Поэтому, когда Михаил Горбачев — без сомнения, величайший реформатор современности — приступил к операции, она оказалась вскрытием. СССР, на мой взгляд, прошел точку невозврата в 1968 году, проиграв космическую гонку американцам, разрушив свой имидж освободителя Европы вторжением в Чехословакию и «проспав» формирование нового качества свободы в «эксплуататорских» странах Запада.
Все дальнейшее было агонией, не предполагавшей возвращения к нормальной жизни.
Если проводить некоторые исторические аналогии (а точнее — реминисценции, так как аналогии никогда не являются совершенными), то современная Россия может быть уподоблена европейским королевствам раннего Средневековья — ну, скажем, VIII–IX веков.
Люди в это время еще пользовались римскими дорогами и виадуками, хотя и не умели строить их и поддерживать в должном состоянии. Представители образованных классов еще говорили на языке бывшей метрополии, но происходившие от него, а порой и вообще не связанные с ним варварские наречия были средством общения большинства. Наука и философия ушли, освободив место для религиозной догматики — но все равно отдельные правители распадавшейся на феодальные уделы Европы тешили себя сознанием принадлежности к пусть и «священной» (очень харáктерное для современной России словцо), но Римской империи.
Потребовались, как мы знаем, века для того, чтобы европейцы нашли новые источники развития своих обществ и постепенно повернулись от пассивной апологии прошлого к активному освоению — и к строительству — будущего.
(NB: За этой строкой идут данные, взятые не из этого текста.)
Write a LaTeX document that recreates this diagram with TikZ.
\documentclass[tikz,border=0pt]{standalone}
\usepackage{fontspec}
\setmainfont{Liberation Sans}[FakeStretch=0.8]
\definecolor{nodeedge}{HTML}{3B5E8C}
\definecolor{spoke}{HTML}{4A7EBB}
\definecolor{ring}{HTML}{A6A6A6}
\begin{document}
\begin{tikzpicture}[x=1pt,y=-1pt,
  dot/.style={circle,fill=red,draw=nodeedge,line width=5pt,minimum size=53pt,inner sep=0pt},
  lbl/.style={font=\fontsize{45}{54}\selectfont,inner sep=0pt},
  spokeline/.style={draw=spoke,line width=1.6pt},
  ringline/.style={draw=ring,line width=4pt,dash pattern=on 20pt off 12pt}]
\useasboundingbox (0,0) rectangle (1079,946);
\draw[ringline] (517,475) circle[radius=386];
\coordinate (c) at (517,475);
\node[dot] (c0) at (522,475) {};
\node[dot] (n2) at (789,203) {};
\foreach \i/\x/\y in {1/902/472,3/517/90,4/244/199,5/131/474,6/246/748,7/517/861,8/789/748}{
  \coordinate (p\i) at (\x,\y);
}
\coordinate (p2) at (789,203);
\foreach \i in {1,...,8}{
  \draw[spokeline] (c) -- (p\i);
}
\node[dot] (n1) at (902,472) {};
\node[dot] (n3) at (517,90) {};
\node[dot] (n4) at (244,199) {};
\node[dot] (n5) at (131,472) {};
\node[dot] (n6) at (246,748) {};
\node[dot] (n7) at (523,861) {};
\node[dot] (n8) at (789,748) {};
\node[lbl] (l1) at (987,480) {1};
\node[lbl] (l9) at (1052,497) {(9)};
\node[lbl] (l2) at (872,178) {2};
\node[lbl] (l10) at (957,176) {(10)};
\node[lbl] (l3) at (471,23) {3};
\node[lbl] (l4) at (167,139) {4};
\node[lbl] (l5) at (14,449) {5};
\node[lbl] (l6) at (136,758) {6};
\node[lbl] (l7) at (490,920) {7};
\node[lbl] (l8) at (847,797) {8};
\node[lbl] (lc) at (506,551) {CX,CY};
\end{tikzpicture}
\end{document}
Нам до этого еще далеко.
Именно в этом, на мой взгляд, и заключен ответ на вопрос о том, почему в нашей стране куда больше внимания уделяется оценкам «конца Советского Союза», чем «начала новой России». Вся европейская историческая традиция исполнена именно этого подхода — и знаменитое падение Римской империи всегда будет читаться с несопоставимо бóльшим интересом, чем повествование о становлении пришедших ей на смену норманнских, франкских и германских княжеств.
Даже в падении чего-то великого намного больше героики, тайны и интриги, чем в становлении чего-то, что трудно даже при наличии безудержного воображения назвать сопоставимым.
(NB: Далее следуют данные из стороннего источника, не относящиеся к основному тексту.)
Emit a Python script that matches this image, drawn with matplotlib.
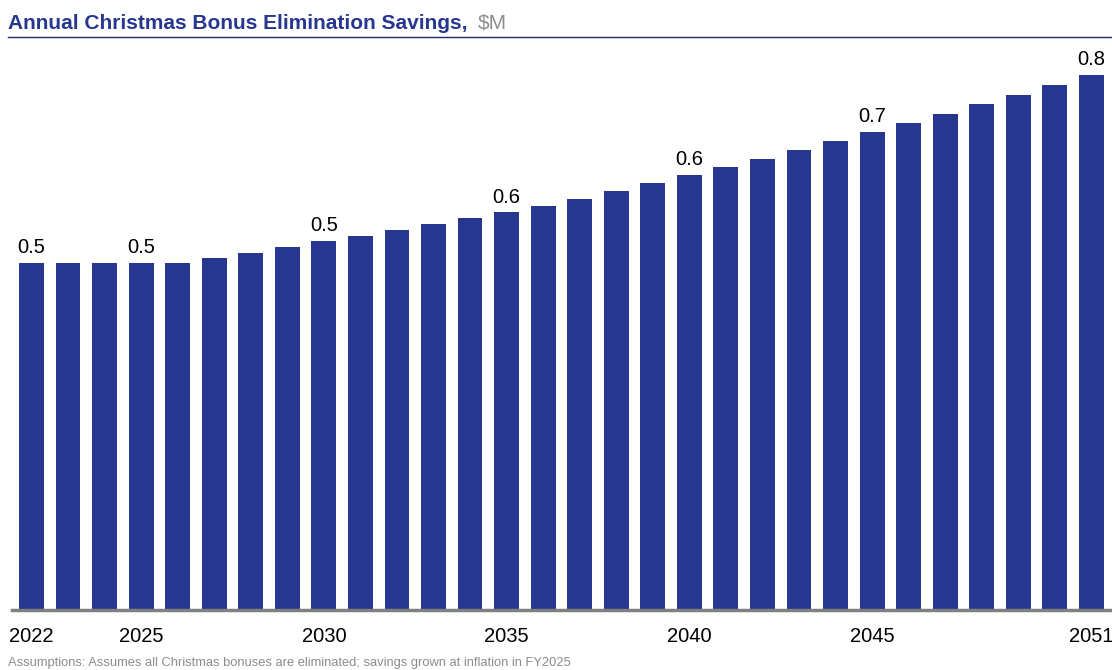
import numpy as np
import matplotlib
matplotlib.use('Agg')
import matplotlib.pyplot as plt
from matplotlib.lines import Line2D

plt.rcParams['font.family'] = ['Liberation Sans', 'DejaVu Sans']

years = list(range(2022, 2052))
savings = [0.500, 0.500, 0.500, 0.500, 0.500, 0.507, 0.514, 0.523, 0.532, 0.539,
           0.548, 0.556, 0.565, 0.573, 0.582, 0.592, 0.604, 0.615, 0.627, 0.638,
           0.650, 0.663, 0.676, 0.689, 0.702, 0.715, 0.729, 0.742, 0.756, 0.771]
label_years = [2022, 2025, 2030, 2035, 2040, 2045, 2051]

BLUE = '#27368F'

fig = plt.figure(figsize=(11.12, 6.70), dpi=100)
ax = fig.add_axes([12/1112, 60/670, 1098/1112, 565/670])

x = np.arange(len(years))
ax.bar(x, savings, width=0.68, color=BLUE, zorder=2)
ax.set_xlim(-0.534, 29.51)
ax.set_ylim(0, 565/694)

for yr in label_years:
    i = years.index(yr)
    ax.text(i, savings[i] + 0.008, "%.1f" % savings[i], ha='center', va='bottom',
            fontsize=14.5, color='black')

ax.set_xticks([years.index(y) for y in label_years])
ax.set_xticklabels([str(y) for y in label_years], fontsize=14.5)
ax.tick_params(axis='x', length=0, pad=12)
ax.set_yticks([])
for s in ['top', 'right', 'left']:
    ax.spines[s].set_visible(False)
ax.spines['bottom'].set_color('#808080')
ax.spines['bottom'].set_linewidth(2.5)
ax.spines['bottom'].set_zorder(3)

t = fig.text(8/1112, 1 - 29/670, "Annual Christmas Bonus Elimination Savings,", fontsize=15,
             fontweight='bold', color=BLUE, va='baseline', ha='left')
fig.text(478/1112, 1 - 29/670, "$M", fontsize=15, color='#8C8C8C', va='baseline', ha='left')
fig.add_artist(Line2D([8/1112, 1], [1 - 37/670, 1 - 37/670], color='#1F2A6B', linewidth=1))

fig.text(8/1112, 1 - 663/670, "Assumptions: Assumes all Christmas bonuses are eliminated; savings grown at inflation in FY2025",
         fontsize=9.3, color='#8C8C8C', va='center', ha='left')

plt.savefig('out.png', dpi=100)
Солдатские конунги могут завладеть инсигниями императоров, но подлинными наследниками цезарей они от этого не станут.
Однако не менее важным остается вопрос о том, был ли конец Советского Союза позитивным или негативным явлением — как и о том, что он принес (и еще может принести) населявшим его народам. Выражая свою личную точку зрения, я бы назвал случившееся в 1991 году не только естественным и предопределенным, но и полезным явлением.
Двумя важнейшими последствиями краха СССР стали, с одной стороны, уход мира от глобального квазивоенного противостояния и резкое снижение (что бы ни говорили мудрецы из «Валдайского клуба») риска мировой ядерной войны. И с другой — «диверсификация» постсоветского пространства, ныне разделенного на деспотические общества с наследственной властью и государством, узурпированным правящими кланами, и страны, видящие свое будущее в мире права и демократии.
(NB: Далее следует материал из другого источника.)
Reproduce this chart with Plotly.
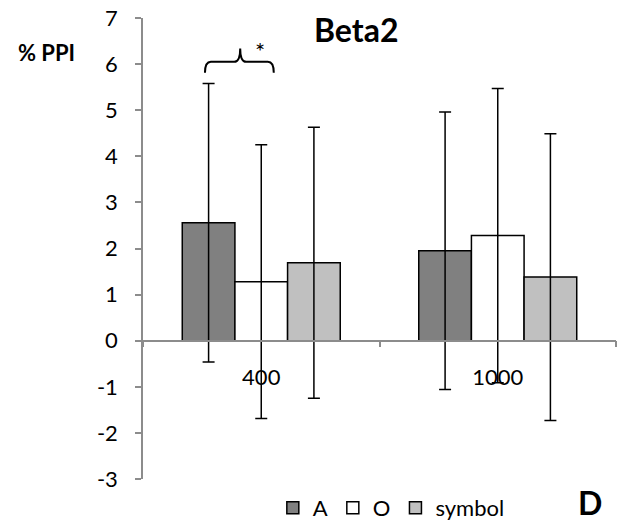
import plotly.graph_objects as go

categories = ["400", "1000"]
series_names = ["A", "O", "symbol"]
means_A = [2.56, 1.95]
means_O = [1.28, 2.28]
means_S = [1.69, 1.38]
err_A = [3.02, 3.01]
err_O = [2.97, 3.19]
err_S = [2.94, 3.11]
y_ticks = [-3, -2, -1, 0, 1, 2, 3, 4, 5, 6, 7]
y_tick_labels = [str(v) for v in y_ticks]

colors = ["#808080", "#ffffff", "#c0c0c0"]
FONT = "Lato, Open Sans, sans-serif"

fig = go.Figure()
for name, vals, errs, col in zip(series_names, [means_A, means_O, means_S],
                                 [err_A, err_O, err_S], colors):
    fig.add_trace(go.Bar(
        x=categories, y=vals, name=name,
        marker=dict(color=col, line=dict(color="black", width=1.5)),
        error_y=dict(type="data", array=errs, visible=True, color="black",
                     thickness=1.5, width=6),
    ))

# significance brace between A and O at 400
x0, x1, xp = -0.238, 0.053, -0.089
yb, yh, yt = 5.81, 6.05, 6.34
dx = 0.025
path = (f"M {x0},{yb} Q {x0},{yh} {x0+dx},{yh} L {xp-dx},{yh} "
        f"Q {xp},{yh} {xp},{yt} Q {xp},{yh} {xp+dx},{yh} "
        f"L {x1-dx},{yh} Q {x1},{yh} {x1},{yb}")
fig.add_shape(type="path", path=path, xref="x", yref="y",
              line=dict(color="black", width=2))
fig.add_annotation(x=-0.004, y=6.3, xref="x", yref="y", text="*",
                   showarrow=False, font=dict(size=24, color="black", family=FONT))

fig.add_annotation(x=0.45, y=0.974, xref="paper", yref="paper", text="<b>Beta2</b>",
                   showarrow=False, xanchor="center", yanchor="middle",
                   font=dict(size=32, color="black", family=FONT))
fig.add_annotation(x=-0.203, y=0.926, xref="paper", yref="paper", text="<b>% PPI</b>",
                   showarrow=False, xanchor="center", yanchor="middle",
                   font=dict(size=22, color="black", family=FONT))
fig.add_annotation(x=0.945, y=-0.052, xref="paper", yref="paper", text="<b>D</b>",
                   showarrow=False, xanchor="center", yanchor="middle",
                   font=dict(size=32, color="black", family=FONT))

fig.update_layout(
    width=621, height=519,
    margin=dict(l=135, r=13, t=10, b=48, autoexpand=False),
    paper_bgcolor="white", plot_bgcolor="white",
    barmode="group", bargap=0.332, bargroupgap=0,
    font=dict(family=FONT, color="black", size=22),
    showlegend=True,
    legend=dict(orientation="h", x=0.525, y=-0.063, xanchor="center", yanchor="middle",
                font=dict(size=22, family=FONT), bgcolor="rgba(0,0,0,0)",
                itemwidth=30, tracegroupgap=0),
    xaxis=dict(type="category", anchor="free", position=0.3,
               showline=True, linecolor="#8c8c8c", linewidth=1.5,
               ticks="outside", tickson="boundaries", ticklen=6, tickcolor="#8c8c8c",
               tickwidth=1.5, showgrid=False, zeroline=False, automargin=False,
               ticklabelstandoff=17, tickfont=dict(size=22)),
    yaxis=dict(range=[-3, 7], tickvals=y_ticks, ticktext=y_tick_labels,
               showline=True, linecolor="#8c8c8c",
               linewidth=1.5, ticks="outside", ticklen=6, tickcolor="#8c8c8c",
               tickwidth=1.5, showgrid=False, zeroline=False, automargin=False,
               ticklabeloverflow="allow",
               tickfont=dict(size=22), ticklabelstandoff=13),
)

fig.write_html("out.html")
Эта поляризация, проходящая в мире, где возможны лишь локальные конфликты, составит суть всего первого столетия постсоветской истории. Мы пока присутствуем при ее первых шагах — от вступления в Европейский союз балтийских государств и до формирования наследственной монархии в Азербайджане и (на наших глазах) в Таджикистане. От попыток Украины и Грузии стать частью объединенной Европы до становления феодальных политических систем в Узбекистане и Казахстане.
Дальше мы увидим намного больше интересных поворотов, и главным останется вопрос о том, в каком направлении пойдет Россия.
Территория Советского Союза на протяжении XXI века практически неминуемо будет поделена между Европой и Азией.
И это станет подлинной трагедией тех, кто до сих пор полон грез о фантоме евразийства, никогда не существовавшего нигде, кроме воспаленного сознания философов.
Распад СССР запустил масштабный процесс размежевания Европы и Азии, современности и архаики, гуманистического общества и авторитарного государственничества. В этом, на мой взгляд, заключено величайшее историческое значение событий, случившихся четверть века тому назад. И подвести им итог мы сможем вовсе не сейчас, а только тогда, когда на картах мира станет четко видна окончательная линия этого нового размежевания.